Russia/US: President George Bush arrived in Russia for yesterday's VE Day celebrations after raising the Kremlin's hackles by condemning Moscow's post-war domination of eastern Europe, questioning the health of Russian democracy and calling for political change across the former Soviet Union.
Mr Bush flew to Moscow on Saturday after honouring the Allied war dead at Margraten cemetery in southern Holland, and attending a summit with Baltic leaders in Latvia that will have done nothing to soothe strained ties with host, president Vladimir Putin.
The US leader landed in the Baltic states as they urged Mr Putin to apologise for five decades of Soviet occupation of the three countries, a move supported by senior EU and US officials, but flatly rejected by an angry Kremlin.
In a wide-ranging speech on Saturday evening, Mr Bush made it clear where his sympathies lay.
"We recognise that in the West, the end of World War Two meant peace, but in the Baltics it brought occupation and communist oppression," he said, calling Soviet hegemony in eastern Europe "one of the greatest wrongs of history".
Those words clashed starkly with Mr Putin's recent assessment of the collapse of the Soviet Union as "the geopolitical catastrophe of the century".
Before an audience of dignitaries that included the presidents of Lithuania and Estonia, who declined their invitations to the extravaganza in Moscow, Mr Bush also alluded to widespread criticism of Mr Putin for ruling Russia with an increasingly heavy hand.
"All free and successful countries share certain characteristics: freedom of worship, freedom of the press, economic liberty, the rule of law and limitation of power through checks and balances," Mr Bush said.
"In the long run, the strength of Russian democracy will determine the greatness of Russia. I believe the people of Russia value their freedom, and will settle for nothing less."
Amid continuing Russian anger over perceived US orchestration of recent revolutions in Georgia and Ukraine that brought pro-Western leaders to power, Mr Bush pushed openly for democratic change throughout the old Soviet Union, where authoritarian allies of Moscow are now coming under increasing pressure. Belarus, which Alexander Lukashenko has ruled for 11 years and serves as Russia's strongest buffer with the growing EU, was the first target named.
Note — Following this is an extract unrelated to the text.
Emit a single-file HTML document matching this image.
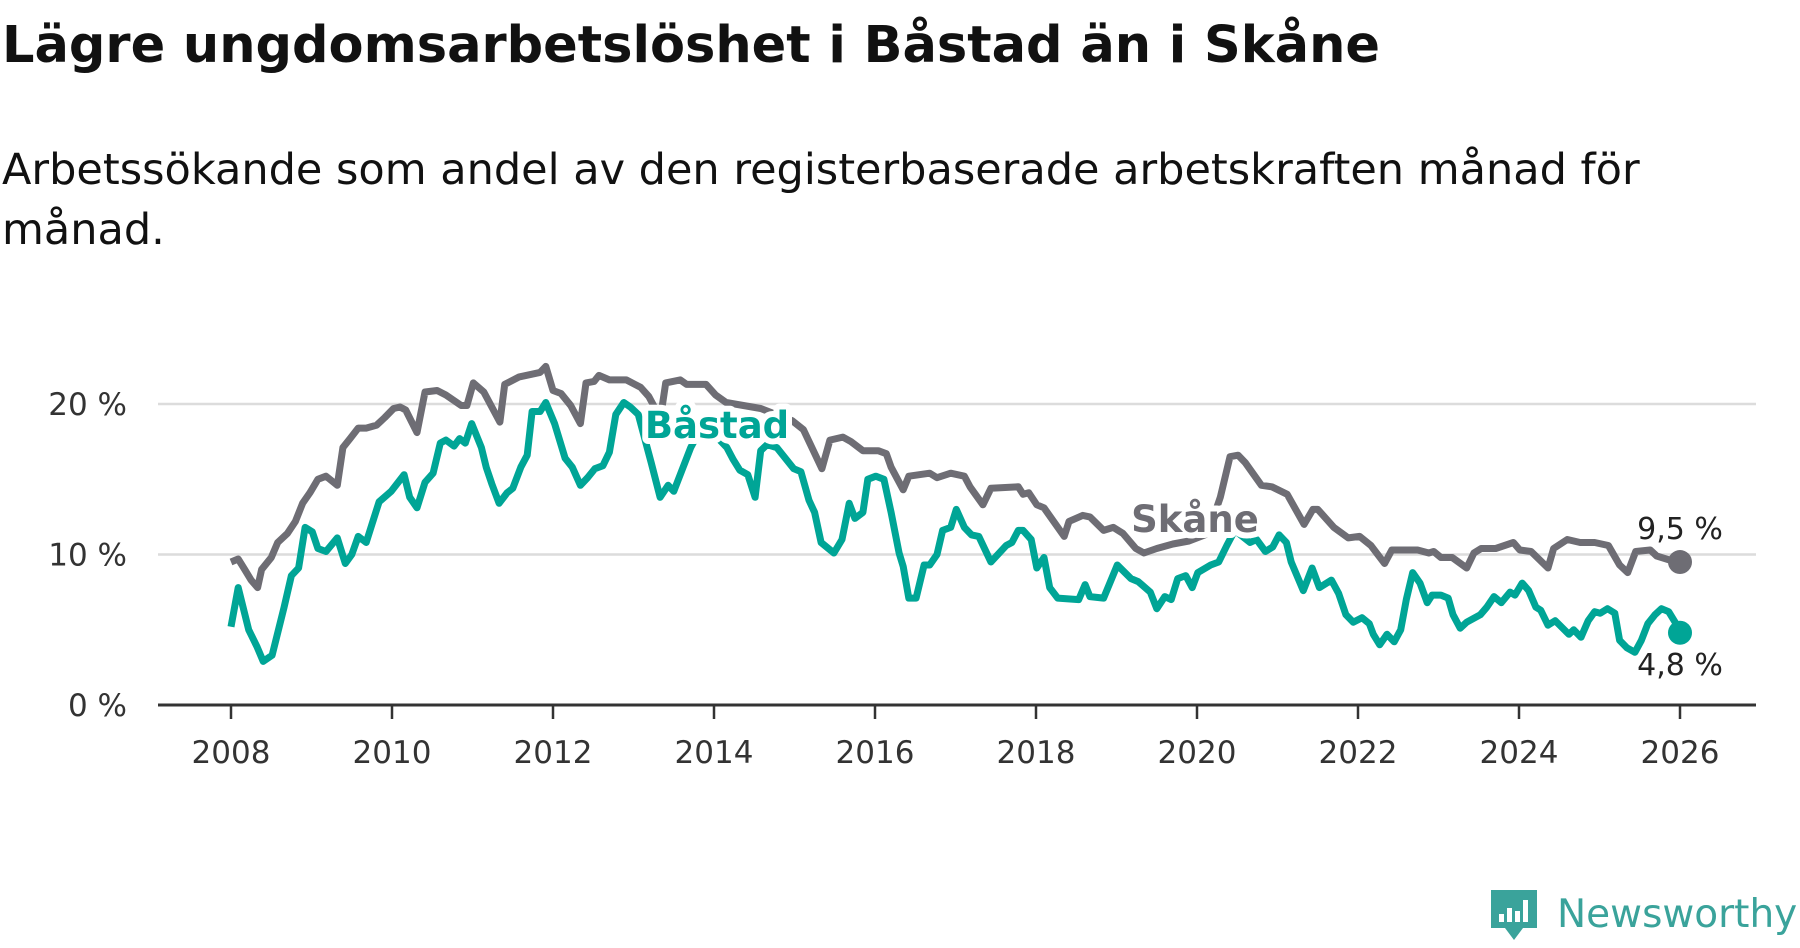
<!DOCTYPE html>
<html><head><meta charset="utf-8">
<style>
html,body{margin:0;padding:0;background:#fff;width:1800px;height:948px;overflow:hidden}
svg{display:block}
text{font-family:"DejaVu Sans","Liberation Sans",sans-serif}
</style></head>
<body>
<svg id="chart" width="1800" height="948" viewBox="0 0 1800 948">
  <text x="2" y="62" font-size="51" font-weight="bold" fill="#111">Lägre ungdomsarbetslöshet i Båstad än i Skåne</text>
  <text x="2" y="184" font-size="43" fill="#111">Arbetssökande som andel av den registerbaserade arbetskraften månad för</text>
  <text x="2" y="244" font-size="43" fill="#111">månad.</text>
  <g id="grid"></g>
  <g id="yaxis"></g>
  <g id="xaxis"></g>
  <g id="series"></g>
  <g id="labels"></g>
  <g>
    <path d="M1491 890 h46 v38 h-14 l-9 12 l-9 -12 h-14 z" fill="#3aa39b"/>
    <rect x="1499" y="914" width="5" height="8" fill="#fff"/>
    <rect x="1507" y="908" width="5" height="14" fill="#fff"/>
    <rect x="1515" y="911" width="5" height="11" fill="#fff"/>
    <rect x="1523" y="900" width="5" height="22" fill="#fff"/>
    <text x="1557" y="927" font-size="39" font-family="Liberation Sans, sans-serif" fill="#3aa39b">Newsworthy</text>
  </g>
</svg>
<script>
const yTicks = [0, 10, 20];
const yTickLabels = ["0 %", "10 %", "20 %"];
const xTicks = [2008, 2010, 2012, 2014, 2016, 2018, 2020, 2022, 2024, 2026];
const skaneDates = [2008.0,2008.09,2008.17,2008.25,2008.33,2008.38,2008.5,2008.58,2008.7,2008.8,2008.89,2008.98,2009.08,2009.18,2009.32,2009.39,2009.48,2009.58,2009.68,2009.81,2009.91,2010.02,2010.1,2010.17,2010.31,2010.41,2010.56,2010.67,2010.86,2010.93,2011.01,2011.14,2011.34,2011.4,2011.58,2011.84,2011.91,2012.0,2012.1,2012.22,2012.34,2012.41,2012.51,2012.57,2012.7,2012.91,2013.09,2013.19,2013.27,2013.33,2013.4,2013.58,2013.66,2013.9,2014.02,2014.15,2014.58,2014.97,2015.11,2015.34,2015.44,2015.6,2015.7,2015.85,2016.04,2016.14,2016.2,2016.35,2016.42,2016.68,2016.77,2016.94,2017.11,2017.18,2017.34,2017.44,2017.78,2017.84,2017.91,2018.01,2018.1,2018.35,2018.41,2018.58,2018.67,2018.84,2018.96,2019.08,2019.24,2019.34,2019.5,2019.7,2019.9,2020.1,2020.2,2020.29,2020.41,2020.51,2020.6,2020.8,2020.93,2021.12,2021.33,2021.44,2021.5,2021.7,2021.88,2022.02,2022.16,2022.33,2022.42,2022.74,2022.88,2022.94,2023.03,2023.17,2023.35,2023.44,2023.53,2023.71,2023.93,2024.01,2024.15,2024.36,2024.43,2024.6,2024.76,2024.94,2025.11,2025.25,2025.35,2025.45,2025.63,2025.71,2025.89,2026.0];
const skaneValues = [9.5,9.7,9.0,8.3,7.8,9.0,9.8,10.8,11.4,12.2,13.4,14.1,15.0,15.2,14.6,17.1,17.7,18.4,18.4,18.6,19.1,19.7,19.8,19.6,18.1,20.8,20.9,20.6,19.9,19.9,21.4,20.8,18.8,21.3,21.8,22.1,22.5,20.9,20.7,19.9,18.7,21.4,21.5,21.9,21.6,21.6,21.1,20.5,19.7,18.9,21.4,21.6,21.3,21.3,20.6,20.1,19.7,18.9,18.3,15.7,17.6,17.8,17.5,16.9,16.9,16.7,15.8,14.3,15.2,15.4,15.1,15.4,15.2,14.5,13.3,14.4,14.5,14.0,14.1,13.3,13.1,11.2,12.2,12.6,12.5,11.6,11.8,11.4,10.4,10.1,10.4,10.7,10.9,11.3,12.4,13.8,16.5,16.6,16.1,14.6,14.5,14.0,12.0,13.0,13.0,11.8,11.1,11.2,10.6,9.4,10.3,10.3,10.1,10.2,9.8,9.8,9.1,10.1,10.4,10.4,10.8,10.3,10.2,9.1,10.4,11.0,10.8,10.8,10.6,9.3,8.8,10.2,10.3,9.9,9.6,9.5];
const bastadDates = [2008.0,2008.09,2008.22,2008.32,2008.4,2008.51,2008.66,2008.75,2008.84,2008.92,2009.01,2009.08,2009.18,2009.32,2009.42,2009.5,2009.58,2009.68,2009.75,2009.84,2009.99,2010.15,2010.22,2010.31,2010.41,2010.51,2010.6,2010.67,2010.77,2010.84,2010.91,2010.99,2011.11,2011.17,2011.24,2011.33,2011.43,2011.5,2011.6,2011.68,2011.74,2011.84,2011.91,2012.02,2012.15,2012.24,2012.34,2012.43,2012.52,2012.62,2012.7,2012.78,2012.88,2012.96,2013.06,2013.22,2013.33,2013.43,2013.5,2013.71,2013.85,2014.0,2014.16,2014.24,2014.32,2014.42,2014.51,2014.58,2014.66,2014.78,2014.99,2015.08,2015.18,2015.25,2015.33,2015.49,2015.59,2015.68,2015.75,2015.85,2015.91,2016.01,2016.11,2016.2,2016.3,2016.35,2016.42,2016.51,2016.61,2016.68,2016.77,2016.84,2016.94,2017.01,2017.11,2017.2,2017.29,2017.44,2017.63,2017.7,2017.78,2017.84,2017.94,2018.01,2018.1,2018.17,2018.27,2018.53,2018.61,2018.67,2018.84,2019.01,2019.18,2019.27,2019.42,2019.5,2019.6,2019.68,2019.76,2019.86,2019.94,2020.01,2020.17,2020.27,2020.37,2020.47,2020.66,2020.74,2020.85,2020.94,2021.02,2021.11,2021.17,2021.32,2021.43,2021.52,2021.67,2021.76,2021.85,2021.94,2022.05,2022.14,2022.19,2022.27,2022.36,2022.45,2022.53,2022.6,2022.68,2022.77,2022.86,2022.92,2023.03,2023.12,2023.18,2023.27,2023.35,2023.52,2023.6,2023.69,2023.78,2023.89,2023.95,2024.04,2024.12,2024.21,2024.27,2024.36,2024.45,2024.62,2024.68,2024.77,2024.86,2024.94,2025.01,2025.1,2025.19,2025.25,2025.34,2025.44,2025.52,2025.6,2025.69,2025.77,2025.86,2025.95,2026.0];
const bastadValues = [5.2,7.8,5.0,3.9,2.9,3.3,6.5,8.6,9.1,11.8,11.5,10.4,10.2,11.1,9.4,10.0,11.2,10.8,12.0,13.5,14.2,15.3,13.8,13.1,14.8,15.4,17.4,17.6,17.2,17.7,17.4,18.7,17.1,15.8,14.7,13.4,14.1,14.4,15.8,16.6,19.5,19.5,20.1,18.7,16.4,15.8,14.6,15.1,15.7,15.9,16.8,19.3,20.1,19.8,19.3,16.1,13.8,14.6,14.2,17.1,18.5,18.0,17.1,16.3,15.6,15.3,13.8,16.9,17.3,17.1,15.7,15.5,13.6,12.8,10.8,10.1,11.0,13.4,12.4,12.8,15.0,15.2,15.0,12.8,10.1,9.2,7.1,7.1,9.3,9.3,10.0,11.6,11.8,13.0,11.8,11.3,11.2,9.5,10.6,10.8,11.6,11.6,11.0,9.1,9.8,7.8,7.1,7.0,8.0,7.2,7.1,9.3,8.4,8.2,7.5,6.4,7.2,7.0,8.4,8.6,7.8,8.8,9.3,9.5,10.6,11.6,10.8,11.0,10.2,10.5,11.3,10.8,9.5,7.6,9.1,7.8,8.3,7.4,6.0,5.5,5.8,5.4,4.7,4.0,4.7,4.2,5.0,7.0,8.8,8.1,6.8,7.3,7.3,7.1,6.0,5.1,5.5,6.0,6.5,7.2,6.8,7.5,7.3,8.1,7.6,6.5,6.3,5.3,5.6,4.7,5.0,4.5,5.6,6.2,6.1,6.4,6.1,4.3,3.8,3.5,4.3,5.4,6.0,6.4,6.2,5.4,4.8];

const NS = "http://www.w3.org/2000/svg";
const X0 = 158, X1 = 1756;
function xScale(y){ return 231 + (y - 2008) * 80.5; }
function yScale(v){ return 705 - v * 15.05; }
function mk(tag, attrs, parent){ const e = document.createElementNS(NS, tag); for (const k in attrs) e.setAttribute(k, attrs[k]); parent.appendChild(e); return e; }

const grid = document.getElementById('grid');
const yaxis = document.getElementById('yaxis');
yTicks.forEach((t, i) => {
  if (t > 0) {
    const l = mk('line', {x1: X0, x2: X1, y1: yScale(t), y2: yScale(t), stroke: '#dcdcdc', 'stroke-width': 2.5}, grid);
    
    
  }
  const tx = mk('text', {x: 127, y: yScale(t) + 11, 'text-anchor': 'end', 'font-size': 31, fill: '#333'}, yaxis);
  tx.textContent = yTickLabels[i];
  
  
});
const xaxis = document.getElementById('xaxis');
const ax = mk('line', {x1: X0, x2: X1, y1: 705, y2: 705, stroke: '#333', 'stroke-width': 3}, xaxis);


xTicks.forEach(t => {
  const tk = mk('line', {x1: xScale(t), x2: xScale(t), y1: 705, y2: 719, stroke: '#333', 'stroke-width': 2.5}, xaxis);
  
  
  const tx = mk('text', {x: xScale(t), y: 763, 'text-anchor': 'middle', 'font-size': 31, fill: '#333'}, xaxis);
  tx.textContent = String(t);
  
  
});

const series = document.getElementById('series');
function drawLine(dates, vals, color, name){
  const d = dates.map((t, i) => (i ? 'L' : 'M') + xScale(t).toFixed(1) + ' ' + yScale(vals[i]).toFixed(1)).join(' ');
  const p = mk('path', {d: d, fill: 'none', stroke: color, 'stroke-width': 7, 'stroke-linejoin': 'round'}, series);
  
  
  const n = dates.length - 1;
  const c = mk('circle', {cx: xScale(dates[n]), cy: yScale(vals[n]), r: 12, fill: color}, series);
  
  
}
drawLine(skaneDates, skaneValues, '#6e6d74', 'skane-line');
drawLine(bastadDates, bastadValues, '#00a596', 'bastad-line');

const labels = document.getElementById('labels');
function lbl(txt, x, y, size, color, weight, name, halo){
  if (halo) {
    const h = mk('text', {x: x, y: y, 'text-anchor': 'middle', 'font-size': size, 'font-weight': weight, fill: '#fff', stroke: '#fff', 'stroke-width': 12, 'stroke-linejoin': 'round'}, labels);
    h.textContent = txt;
    
    
  }
  const t = mk('text', {x: x, y: y, 'text-anchor': 'middle', 'font-size': size, 'font-weight': weight, fill: color}, labels);
  t.textContent = txt;
  
  
}
lbl('Båstad', 717, 438, 37, '#00a596', 'bold', 'bastad-label', true);
lbl('Skåne', 1195, 532, 37, '#6e6d74', 'bold', 'skane-label', true);
const nS = skaneValues.length - 1, nB = bastadValues.length - 1;
lbl(skaneValues[nS].toFixed(1).replace('.', ',') + ' %', xScale(skaneDates[nS]), yScale(skaneValues[nS]) - 23, 30, '#222', 'normal', 'skane-end-value', true);
lbl(bastadValues[nB].toFixed(1).replace('.', ',') + ' %', xScale(bastadDates[nB]), yScale(bastadValues[nB]) + 42, 30, '#222', 'normal', 'bastad-end-value', true);
</script>
</body></html>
"All of us are committed to the advance of democracy in Belarus," Mr Bush declared. "The people of that country live under Europe's last dictatorship, and they deserve better."
He also said he backed "democratic progress in Moldova", which is already easing free of Moscow's influence, and then broadened his scope.
"All the nations that border Russia will benefit from the spread of democratic values - and so will Russia itself," Mr Bush insisted, comments that will irk a Kremlin that has a wary eye on central Asia after Kyrgyzstan's revolution earlier this year.
Before yesterday's Moscow summit of leaders from the post-Soviet Commonwealth of Independent States (CIS), which included Mr Putin, Kyrgyzstan's acting president Kurmanbek Bakiyev appeared to align himself with Mr Bush.
"I think the CIS has no other choice - the whole world is developing on the basis of democratic principles and the CIS has to go in that direction, too," he said. Mr Bush, meanwhile, was with the Netherlands' Queen Beatrix, prime minister Jan Peter Balkenende and hundreds of veterans at Margraten, where some 8,000 US soldiers are buried.
The US president and Dutch monarch laid wreaths before a war memorial decked with American and Dutch flags, and stood for a gun salute, a solemn bugle call, the national anthems of both countries and a flyover by seven fighter jets.
"We commemorate a great victory for liberty. And the thousands of white marble crosses and Stars of David underscore the terrible price we paid for that victory," Mr Bush said, looking out over the pristinely kept graveyard, where about 10,000 people braved wet and windy weather to attend the ceremony.
After being greeted in the Netherlands by protests against the war in Iraq, Mr Bush also urged the world to unite to bring peace to the Middle East.
"Freedom is the permanent hope of all mankind," he said. "And when that hope is made real for all people, it will be because of the sacrifices of a new generation of men and women, as selfless and dedicated to liberty as those we honour today."